• Direction: Exclude the pictures, then repeat the remaining data exactly.

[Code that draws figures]
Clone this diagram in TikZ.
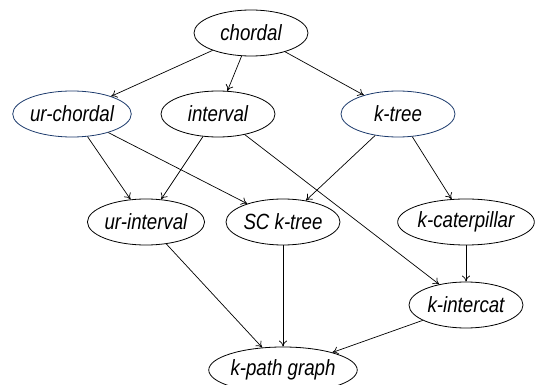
\documentclass[tikz,border=0pt]{standalone}
\usepackage{fontspec}
\setmainfont{Liberation Sans}[FakeStretch=0.85]
\usetikzlibrary{shapes.geometric,arrows.meta}
\definecolor{navy}{HTML}{1C3A6C}

\begin{document}
\begin{tikzpicture}[x=1pt,y=-1pt,font=\fontsize{22}{24}\selectfont\itshape,>={To[length=6pt,width=8pt]}]
% Two node styles: plain and marked
\tikzstyle{class node}=[ellipse,draw,line width=0.8pt,inner sep=0,minimum width=114pt,minimum height=46pt];
\tikzstyle{marked node}=[class node,draw=navy];
\tikzstyle{edge}=[->,line width=0.7pt];
\useasboundingbox (0,0) rectangle (542,385);
% The classes
\node(chordal)[class node] at (251,33){chordal};
\node(urchordal)[marked node] at (72,114){ur-chordal};
\node(interval)[class node] at (218,114){interval};
\node(ktree)[marked node] at (398,114){k-tree};
\node(urinterval)[class node] at (146,222){ur-interval};
\node(sctree)[class node] at (283,222){SC k-tree};
\node(kcat)[class node] at (466,222){k-caterpillar};
\node(kintercat)[class node] at (466,305){k-intercat};
\node(kpath)[class node] at (283,370){k-path graph};
% The inclusions
\draw[edge](chordal)--(urchordal);
\draw[edge](chordal)--(interval);
\draw[edge](chordal)--(ktree);
\draw[edge](urchordal)--(urinterval);
\draw[edge](urchordal)--(sctree);
\draw[edge](interval)--(urinterval);
\draw[edge](interval)--(kintercat);
\draw[edge](ktree)--(sctree);
\draw[edge](ktree)--(kcat);
\draw[edge](urinterval)--(kpath);
\draw[edge](sctree)--(kpath);
\draw[edge](kcat)--(kintercat);
\draw[edge](kintercat)--(kpath);
\end{tikzpicture}
\end{document}
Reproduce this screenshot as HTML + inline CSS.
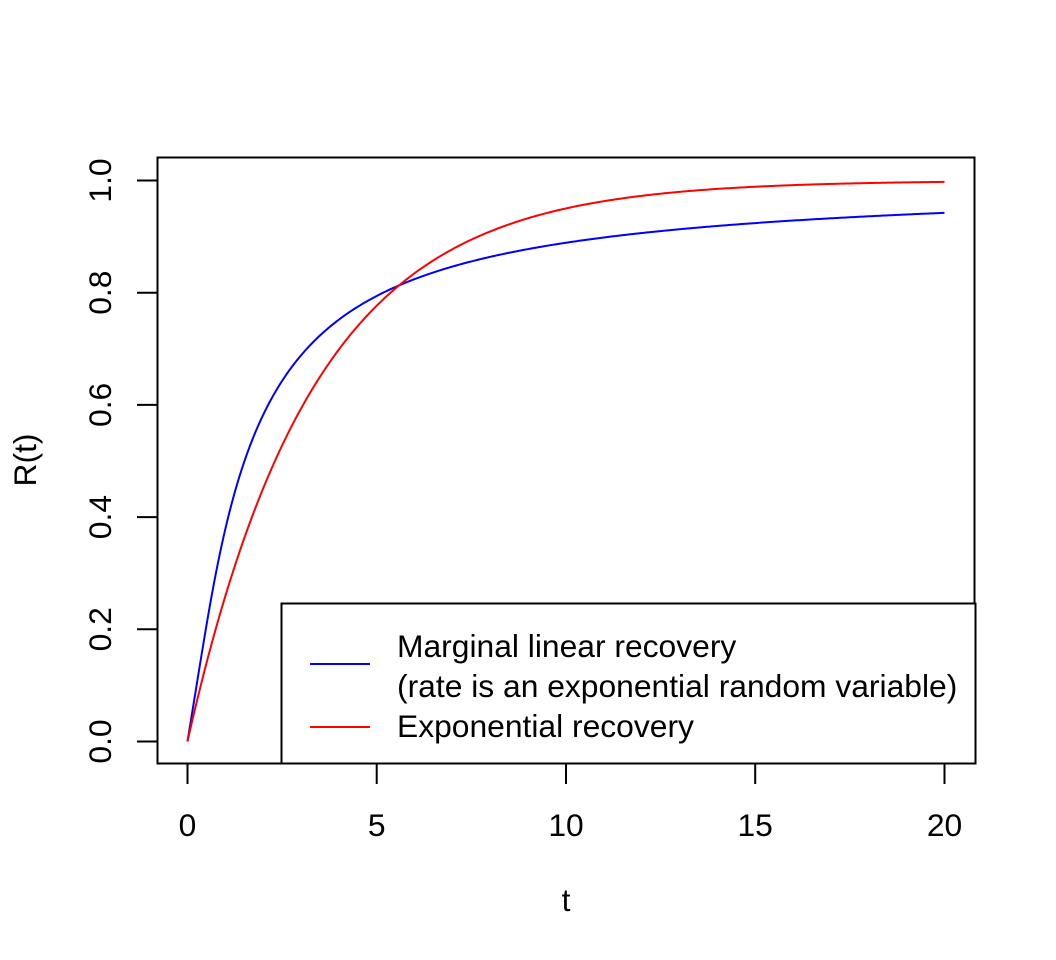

• Reply to the exercise:
Clone this diagram in TikZ.
\documentclass[tikz,border=0pt]{standalone}
\usepackage{fontspec}
\setmainfont{Liberation Sans}[FakeStretch=0.85]
\usetikzlibrary{shapes.geometric,arrows.meta}
\definecolor{navy}{HTML}{1C3A6C}

\begin{document}
\begin{tikzpicture}[x=1pt,y=-1pt,font=\fontsize{22}{24}\selectfont\itshape,>={To[length=6pt,width=8pt]}]
% Two node styles: plain and marked
\tikzstyle{class node}=[ellipse,draw,line width=0.8pt,inner sep=0,minimum width=114pt,minimum height=46pt];
\tikzstyle{marked node}=[class node,draw=navy];
\tikzstyle{edge}=[->,line width=0.7pt];
\useasboundingbox (0,0) rectangle (542,385);
% The classes
\node(chordal)[class node] at (251,33){chordal};
\node(urchordal)[marked node] at (72,114){ur-chordal};
\node(interval)[class node] at (218,114){interval};
\node(ktree)[marked node] at (398,114){k-tree};
\node(urinterval)[class node] at (146,222){ur-interval};
\node(sctree)[class node] at (283,222){SC k-tree};
\node(kcat)[class node] at (466,222){k-caterpillar};
\node(kintercat)[class node] at (466,305){k-intercat};
\node(kpath)[class node] at (283,370){k-path graph};
% The inclusions
\draw[edge](chordal)--(urchordal);
\draw[edge](chordal)--(interval);
\draw[edge](chordal)--(ktree);
\draw[edge](urchordal)--(urinterval);
\draw[edge](urchordal)--(sctree);
\draw[edge](interval)--(urinterval);
\draw[edge](interval)--(kintercat);
\draw[edge](ktree)--(sctree);
\draw[edge](ktree)--(kcat);
\draw[edge](urinterval)--(kpath);
\draw[edge](sctree)--(kpath);
\draw[edge](kcat)--(kintercat);
\draw[edge](kintercat)--(kpath);
\end{tikzpicture}
\end{document}
Reproduce this screenshot as HTML + inline CSS.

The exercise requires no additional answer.